Cuando la buena educación está muy presente y nadie quiere decir nada que moleste a sus amigos o parientes o que parezca que tiene intención de imponerse, se acaba haciendo algo que a nadie le apetece. Especialmente en esos ratos que hay en los que alguien pregunta: "¿Qué hacemos ahora?" o "¿A dónde vamos ahora?" y todo el mundo del grupo tiene la misma buena educación y no sugiere nada para no imponerse, aunque sí tengan apetencias. Cuando alguien por fin sugiere algo que probablemente tenga poco interés en hacer, con tal de no estar más tiempo en silencio, todos aceptarán aunque tampoco les apetezca, porque parece la única sugerencia posible.
Ni siquiera hace falta un grupo, simplemente en una pareja puede ocurrir. Y toda esa educación y ese pensar-en-el-otro lo que trae como consecuencia es, al final, una discusión mayor en la que sólo se oirá: "Si eras tú quien quería ir a no-sé-dónde" "¿Yo? ¿Qué dices? Eras tú"

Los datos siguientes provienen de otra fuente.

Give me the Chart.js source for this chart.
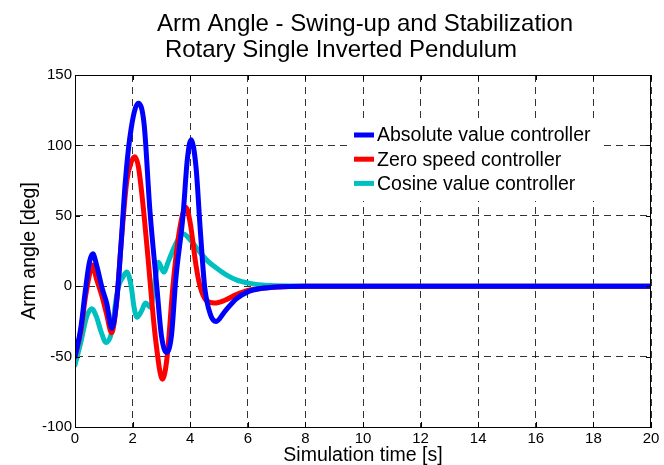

Lo que comentas de la pequeña aplicación del pensamiento de grupo, y su variante de la paradoja de Abilene, a los pequeños grupos y la vida cotidiana es bien cierto... y nos habrá pasado a todos, seguro.
Lo de la presión por la educación social y el ser amable con los demás, algo muy presente en nuestra cultura, como bien dices, es seguramente el factor crucial.
Y lo de las parejas, jaja, que levante la mano el que no lo haya vivido alguna vez... es muy cierto. Tanto a la hora de hacer planes como de elegir qué peli vamos a ver en casa o qué cenamos... pasa muchas veces; los dos, por amabilidad y ser majos, intentan ponerse en la piel del otro y acaban haciendo algo que no querían... cuando quizá les apetecía hacer otra cosa.
Es la vertiente más cotidiana, cercana, común y simpática del fenómeno. Las otras, como las de Kennedy o los nazis, resultantan mucho más graves y aterradoras. Se podría aplicar también a la invasión de Irak por parte de Bush... donde las primeras voces discordantes con esos planes (en el fondo Hussein era tan enemigo de Al Quaeda como ellos) fueron apartadas al momento de la toma de decisiones... y el resto entró al momento en el juego del pensamiento de grupo.
Por cierto, dentro de un par de horas salgo de viaje, por lo que estaré una semanita "desenchufado" de estos mundos de internet.
Con una decisión de grupo de esas ganó Apichatpong en Cannes, seguro.
Seguro que sí, Paco, y porque les parecía que el apellido daba para mucho cachondeo.
Y, ahora que las citas, las reuniones de jurados para premios, especialmente premios "muy artísticos", son un campo abonado para el pensamiento de grupo... Merecerían todo un post para ellas solitas, sí señor...
Yo sí creo que la pluma es mas poderosa que la espada, igual que puede hacer mas daño una palabra que una bofetada, pero claro, extrapolado a guerras, gobiernos ya es más complicado, entran otros muchos intereses.
Como siempre, una leccion magistral.
Saludos
Gracias, Lola... y es cierto, una palabra puede ser más poderosa que cualquier arma, tanto para bien como para mal... hay palabras que hieren más que el más afilado de los cuchillos.